Dice il curatore Giorgio Bonomi:
(..) Pinelli 'rompe' il quadro come Griffa 'rompe' il telaio, e quest'ultimo pure partecipa di quella forma che è caratteristica principale del primo, la 'disseminazione', infatti l'artista torinese 'dissemina' i suoi segni sulla superficie[1].
Orbene, se l'essere e il non essere, allo stesso tempo, nella analiticità, intesa non già come metodologia bensì come gruppo operativo, appartiene ad entrambi gli artisti che qui presentiamo, c'è un altro aspetto che facilita e giustifica l'accostamento, quello del 'ritmo armonioso' dei segni e degli elementi costitutivi dell'opera.
Giorgio Griffa, infatti, da anni ama dipingere gli 'arabeschi' che come sappiamo hanno una lunga storia e tradizione, ma che, per restare in tempi più vicini a noi, ci rimandano a Matisse; inoltre non solo l'arabesco è elemento compositivo fondamentale per l'artista, ma viene anche, per così dire, teorizzato, perché dice che l'arabesco è quel segno che in ogni epoca e in ogni luogo viene riconosciuto. (..)

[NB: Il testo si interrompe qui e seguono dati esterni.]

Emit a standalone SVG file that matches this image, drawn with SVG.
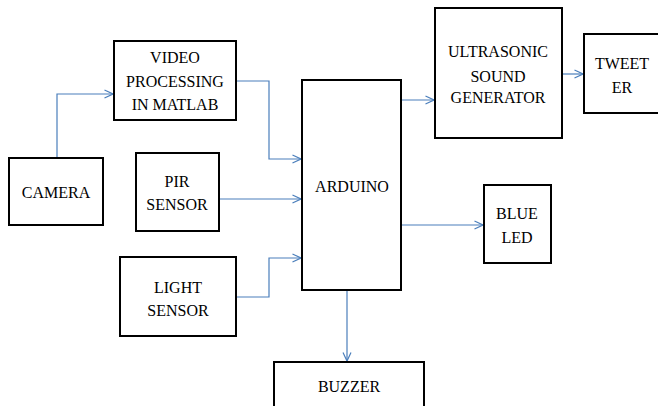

Le disseminazioni di Pino Pinelli ugualmente si presentano con un 'ritmo armonioso': frutto di una (simbolica[2]) esplosione, le parti della totalità originaria si collocano sulla parete con un ordine simmetrico o, per lo meno, euritmico. Gli elementi, quasi sempre monocromi e che si offrono con una 'pelle' vellutata al tatto per il trattamento della materia, si aggregano con interne proporzioni e con fondate simmetrie; allo stesso modo che i segni, le forme, i numeri sulle leggere tele di Griffa si alternano e si presentano ritmicamente dosate.